Ulcerative colitis may increase the risk of gallstones, pancreatitis, fatty liver disease, and primary sclerosing cholangitis, which causes scarring and inflammation of the bile ducts both inside and outside of the liver. Research shows that as many as seventy-five percent of individuals with primary sclerosing cholangitis also suffer from some form of irritable bowel disease. The only known cure for sclerosing cholangitis is a liver transplant. Liver function can be protected by eating an anti-inflammatory diet high in fruits and vegetables and low in junk food, refined sugar, gluten, and fatty meats.

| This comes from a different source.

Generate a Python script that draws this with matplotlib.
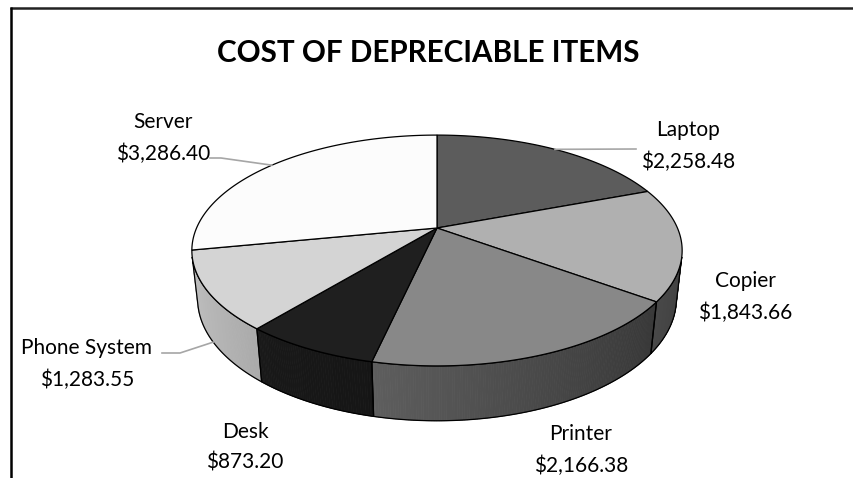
import numpy as np
import matplotlib
matplotlib.use("Agg")
import matplotlib.pyplot as plt
from matplotlib.patches import Polygon

# datos del grafico
items = ['Laptop', 'Copier', 'Printer', 'Desk', 'Phone System', 'Server']
costs = [2258.48, 1843.66, 2166.38, 873.20, 1283.55, 3286.40]
grises = [92, 176, 136, 31, 212, 252]          # tono de la cara superior
label_xy = [(688, 146), (745, 297), (581, 450), (245, 447), (87, 364), (163, 138)]
leaders = {'Laptop': [(636, 149)], 'Server': [(210, 158), (221, 158)],
           'Phone System': [(162, 353), (180, 353)]}
leader_on_bottom = ['Phone System']

# camara (perspectiva)
F = 1094.0
D = 4.55
alpha = np.radians(27.5)
t = 0.228
cx, cy = 437, 228


def proyectar(theta, Y=0.0):
    # theta en grados, sentido horario desde las 12
    th = np.radians(theta)
    X = np.sin(th)
    Z = np.cos(th)
    yc = Y * np.cos(alpha) + Z * np.sin(alpha)
    zc = -Y * np.sin(alpha) + Z * np.cos(alpha) + D
    return cx + F * X / zc, cy - F * yc / zc


def gris(v):
    v = max(0, min(255, int(round(v))))
    return '#%02x%02x%02x' % (v, v, v)


fig = plt.figure(figsize=(8.54, 4.78), dpi=100)
ax = fig.add_axes([0, 0, 1, 1])
ax.set_xlim(0, 854)
ax.set_ylim(478, 0)
ax.axis('off')

total = sum(costs)
bordes = np.concatenate([[0], np.cumsum(costs) / total * 360])

# limite visible del costado
lim = np.degrees(np.arccos(-1 / (D * np.cos(alpha))))
vis0, vis1 = lim, 360 - lim

# costados
for i in range(len(items)):
    a0 = max(bordes[i], vis0)
    a1 = min(bordes[i + 1], vis1)
    if a1 <= a0:
        continue
    angs = np.linspace(a0, a1, max(int((a1 - a0) * 2), 2))
    for k in range(len(angs) - 1):
        m = (angs[k] + angs[k + 1]) / 2
        f = 0.63 - 0.27 * np.sin(np.radians(m))
        p = [proyectar(angs[k]), proyectar(angs[k + 1]),
             proyectar(angs[k + 1], -t), proyectar(angs[k], -t)]
        ax.add_patch(Polygon(p, closed=True, fc=gris(grises[i] * f),
                             ec=gris(grises[i] * f), lw=0.6, zorder=1))
    contorno = [proyectar(a) for a in angs] + [proyectar(a, -t) for a in angs[::-1]]
    ax.add_patch(Polygon(contorno, closed=True, fill=False, ec='black', lw=0.9, zorder=2))

# cara superior
for i in range(len(items)):
    angs = np.linspace(bordes[i], bordes[i + 1], 200)
    p = [(cx, cy)] + [proyectar(a) for a in angs]
    ax.add_patch(Polygon(p, closed=True, fc=gris(grises[i]), ec='black', lw=0.9, zorder=3))

# etiquetas
for i, nombre in enumerate(items):
    x, y = label_xy[i]
    ax.text(x, y, f"{nombre}\n${costs[i]:,.2f}", ha='center', va='center',
            fontsize=15, family='Lato', linespacing=1.68, zorder=5)
    if nombre in leaders:
        m = (bordes[i] + bordes[i + 1]) / 2
        ancla = proyectar(m, -t if nombre in leader_on_bottom else 0)
        pts = leaders[nombre] + [ancla]
        ax.plot([q[0] for q in pts], [q[1] for q in pts], color='#a6a6a6', lw=1.2, zorder=4)

ax.text(428, 53, 'COST OF DEPRECIABLE ITEMS', ha='center', va='center',
        fontsize=21.3, fontweight='bold', family='Lato')

# marco del grafico
ax.plot([10, 854], [7.5, 7.5], color='#222222', lw=1.8, solid_capstyle='butt')
ax.plot([11, 11], [7, 478], color='black', lw=1.8, solid_capstyle='butt')

fig.savefig('out.png', dpi=100)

Unlike irritable bowel syndrome, people with ulcerative colitis and Crohn's disease have a higher risk of developing colon cancer. The longer a patient has the disease, the higher the risk of developing cancer. A study conducted a few years ago stated there is a two percent increased risk after ten years, eight percent after twenty years, and eighteen percent after thirty years. Eating a diet high in antioxidants from fruits, vegetables, and anti-inflammatory spices such as turmeric, may be able to lower the risk of developing colon cancer.
A perforated colon is also known as a ruptured bowel. It occurs when a hole develops in the digestive tract, which may include the stomach, small intestine, large intestine, and esophagus. Symptoms include tenderness and abdominal pain. Ulcerative colitis may also cause toxic megacolon, which is a rare but life-threatening condition in which all or parts of the colon or rectum rapidly swell. Symptoms may include extreme bloating, fever, abdominal pain, and shock. Immediate treatment is required.
C. Difficile Infection
C. difficile is a severe bacterial infection that may develop in the intestines after a round of antibiotics. Symptoms include diarrhea up to fifteen times a day, severe abdominal pain and cramping, fever, rapid heartbeat, loss of appetite, weight loss, nausea, dehydration, kidney failure, and an increased white blood cell count. Some people develop a C. difficile infection after a hospital stay. When coupled with an ulcerative colitis flare, C. difficile can be deadly and requires urgent attention.